§ Exercise requirements
Skipping all pictures, set down the lines of the listing from the first through the one with "number[]; ys: number[];".

§ Data lines
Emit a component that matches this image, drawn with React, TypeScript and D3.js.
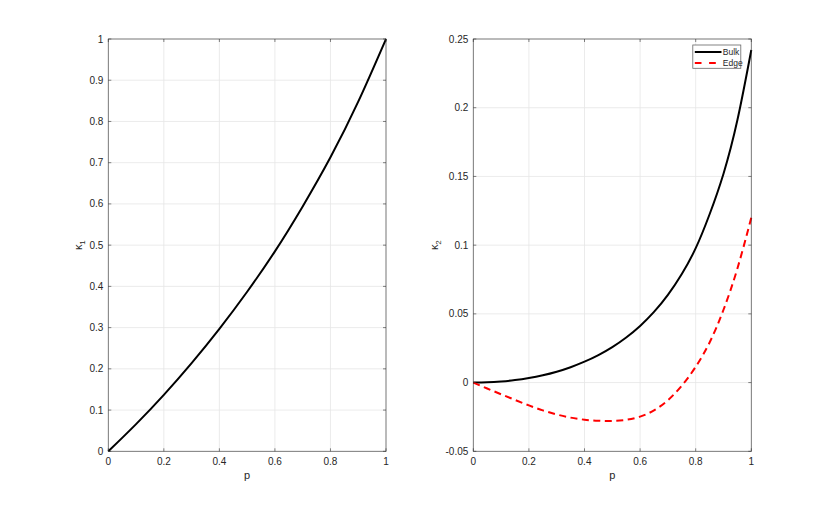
import React from "react";
import * as d3 from "d3";

const pLeft = [0, 0.1, 0.2, 0.3, 0.4, 0.5, 0.6, 0.7, 0.8, 0.9, 1.0];
const kappa1 = [0, 0.066, 0.137, 0.214, 0.297, 0.387, 0.485, 0.594, 0.713, 0.848, 1.0];

const pRight = [0, 0.05, 0.1, 0.15, 0.2, 0.25, 0.3, 0.35, 0.4, 0.45, 0.5, 0.55, 0.6, 0.65, 0.7, 0.75, 0.8, 0.85, 0.9, 0.95, 1.0];
const bulk = [0, 0.0002, 0.0008, 0.0018, 0.0033, 0.0053, 0.0079, 0.0112, 0.0152, 0.02, 0.0258, 0.0328, 0.0412, 0.0514, 0.0638, 0.079, 0.0978, 0.1225, 0.152, 0.191, 0.242];
const edge = [0, -0.0043, -0.0085, -0.0126, -0.0166, -0.0202, -0.0232, -0.0255, -0.027, -0.0278, -0.0279, -0.0271, -0.0248, -0.0202, -0.0128, -0.0022, 0.0115, 0.0292, 0.053, 0.083, 0.12];

const xTicks = [0, 0.2, 0.4, 0.6, 0.8, 1];
const xTickLabels = ["0", "0.2", "0.4", "0.6", "0.8", "1"];
const yTicksLeft = [0, 0.1, 0.2, 0.3, 0.4, 0.5, 0.6, 0.7, 0.8, 0.9, 1];
const yTickLabelsLeft = ["0", "0.1", "0.2", "0.3", "0.4", "0.5", "0.6", "0.7", "0.8", "0.9", "1"];
const yTicksRight = [-0.05, 0, 0.05, 0.1, 0.15, 0.2, 0.25];
const yTickLabelsRight = ["-0.05", "0", "0.05", "0.1", "0.15", "0.2", "0.25"];
const legendLabels = ["Bulk", "Edge"];

const FONT = "'Liberation Sans', Arial, Helvetica, sans-serif";
const AX = "#262626";
const GRID = "#e6e6e6";

type Series = { xs: number[]; ys: number[]; color: string; dash?: string; legendDash?: string };

function Panel(props: {
  left: number; top: number; width: number; height: number;
  yDomain: [number, number]; yTicks: number[]; yLabels: string[];
  ylab: string; ylabOffset: number; series: Series[]; legend?: boolean;
}) {
  const { left, top, width, height, yDomain, yTicks, yLabels, ylab, ylabOffset, series, legend } = props;
  const x = d3.scaleLinear().domain([0, 1]).range([left, left + width]);
  const y = d3.scaleLinear().domain(yDomain).range([top + height, top]);
  const tl = 3;
  return (
    <g>
      <rect x={left} y={top} width={width} height={height} fill="white" />
      {xTicks.map((t, i) => (
        <line key={"gx" + i} x1={x(t)} x2={x(t)} y1={top} y2={top + height} stroke={GRID} strokeWidth={0.8} />
      ))}
      {yTicks.map((t, i) => (
        <line key={"gy" + i} x1={left} x2={left + width} y1={y(t)} y2={y(t)} stroke={GRID} strokeWidth={0.8} />
      ))}
      {series.map((s, i) => {
        const line = d3.line<number>().x((_, j) => x(s.xs[j])).y((v) => y(v)).curve(d3.curveNatural);
        return (
          <path key={"s" + i} d={line(s.ys) || ""} fill="none" stroke={s.color} strokeWidth={2}
            strokeDasharray={s.dash} />
        );
      })}
      <rect x={left} y={top} width={width} height={height} fill="none" stroke={AX} strokeOpacity={0.7} strokeWidth={0.8} />
      {xTicks.map((t, i) => (
        <g key={"tx" + i}>
          <line x1={x(t)} x2={x(t)} y1={top + height} y2={top + height - tl} stroke={AX} strokeWidth={0.8} strokeOpacity={0.7} />
          <line x1={x(t)} x2={x(t)} y1={top} y2={top + tl} stroke={AX} strokeWidth={0.8} strokeOpacity={0.7} />
          <text x={x(t)} y={top + height + 14} textAnchor="middle" fontSize={10} fill={AX} fontFamily={FONT}>{xTickLabels[i]}</text>
        </g>
      ))}
      {yTicks.map((t, i) => (
        <g key={"ty" + i}>
          <line x1={left} x2={left + tl} y1={y(t)} y2={y(t)} stroke={AX} strokeWidth={0.8} strokeOpacity={0.7} />
          <line x1={left + width} x2={left + width - tl} y1={y(t)} y2={y(t)} stroke={AX} strokeWidth={0.8} strokeOpacity={0.7} />
          <text x={left - 5} y={y(t) + 3.5} textAnchor="end" fontSize={10} fill={AX} fontFamily={FONT}>{yLabels[i]}</text>
        </g>
      ))}
      <text x={left + width / 2} y={top + height + 28} textAnchor="middle" fontSize={11} fill={AX} fontFamily={FONT}>p</text>
      <text transform={`translate(${left - ylabOffset},${top + height / 2}) rotate(-90)`} textAnchor="middle" fontSize={11} fill={AX} fontFamily={FONT}>
        {"\u03ba"}<tspan fontSize={8} dy={3}>{ylab}</tspan>
      </text>
      {legend && (
        <g>
          <rect x={left + width - 58.5} y={top + 6} width={48} height={23.3} fill="white" stroke={AX} strokeOpacity={0.7} strokeWidth={0.8} />
          {series.map((s, i) => (
            <g key={"lg" + i}>
              <line x1={left + width - 56.5} x2={left + width - 29.8} y1={top + 13 + i * 11} y2={top + 13 + i * 11}
                stroke={s.color} strokeWidth={2} strokeDasharray={s.legendDash} />
              <text x={left + width - 28.5} y={top + 16 + i * 11} fontSize={8.5} fill={AX} fontFamily={FONT}>{legendLabels[i]}</text>
            </g>
          ))}
        </g>
      )}
    </g>
  );
}

export default function App() {
  return (
    <svg width={830} height={507} style={{ position: "absolute", left: 0, top: 0, background: "white" }}>
      <rect x={0} y={0} width={830} height={507} fill="white" />
      <Panel left={108.3} top={39} width={277.7} height={412.3} yDomain={[0, 1]} yTicks={yTicksLeft}
        yLabels={yTickLabelsLeft} ylab="1" ylabOffset={26} series={[{ xs: pLeft, ys: kappa1, color: "#000000" }]} />
      <Panel left={473.3} top={39} width={278} height={412.3} yDomain={[-0.05, 0.25]} yTicks={yTicksRight}
        yLabels={yTickLabelsRight} ylab="2" ylabOffset={35} legend
        series={[
          { xs: pRight, ys: bulk, color: "#000000" },
          { xs: pRight, ys: edge, color: "#ff0000", dash: "7,4.5", legendDash: "6.7,7.6" },
        ]} />
    </svg>
  );
}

§ Exercise solution
Emit a component that matches this image, drawn with React, TypeScript and D3.js.
import React from "react";
import * as d3 from "d3";

const pLeft = [0, 0.1, 0.2, 0.3, 0.4, 0.5, 0.6, 0.7, 0.8, 0.9, 1.0];
const kappa1 = [0, 0.066, 0.137, 0.214, 0.297, 0.387, 0.485, 0.594, 0.713, 0.848, 1.0];

const pRight = [0, 0.05, 0.1, 0.15, 0.2, 0.25, 0.3, 0.35, 0.4, 0.45, 0.5, 0.55, 0.6, 0.65, 0.7, 0.75, 0.8, 0.85, 0.9, 0.95, 1.0];
const bulk = [0, 0.0002, 0.0008, 0.0018, 0.0033, 0.0053, 0.0079, 0.0112, 0.0152, 0.02, 0.0258, 0.0328, 0.0412, 0.0514, 0.0638, 0.079, 0.0978, 0.1225, 0.152, 0.191, 0.242];
const edge = [0, -0.0043, -0.0085, -0.0126, -0.0166, -0.0202, -0.0232, -0.0255, -0.027, -0.0278, -0.0279, -0.0271, -0.0248, -0.0202, -0.0128, -0.0022, 0.0115, 0.0292, 0.053, 0.083, 0.12];

const xTicks = [0, 0.2, 0.4, 0.6, 0.8, 1];
const xTickLabels = ["0", "0.2", "0.4", "0.6", "0.8", "1"];
const yTicksLeft = [0, 0.1, 0.2, 0.3, 0.4, 0.5, 0.6, 0.7, 0.8, 0.9, 1];
const yTickLabelsLeft = ["0", "0.1", "0.2", "0.3", "0.4", "0.5", "0.6", "0.7", "0.8", "0.9", "1"];
const yTicksRight = [-0.05, 0, 0.05, 0.1, 0.15, 0.2, 0.25];
const yTickLabelsRight = ["-0.05", "0", "0.05", "0.1", "0.15", "0.2", "0.25"];
const legendLabels = ["Bulk", "Edge"];

const FONT = "'Liberation Sans', Arial, Helvetica, sans-serif";
const AX = "#262626";
const GRID = "#e6e6e6";

type Series = { xs: number[]; ys: number[]; color: string; dash?: string; legendDash?: string };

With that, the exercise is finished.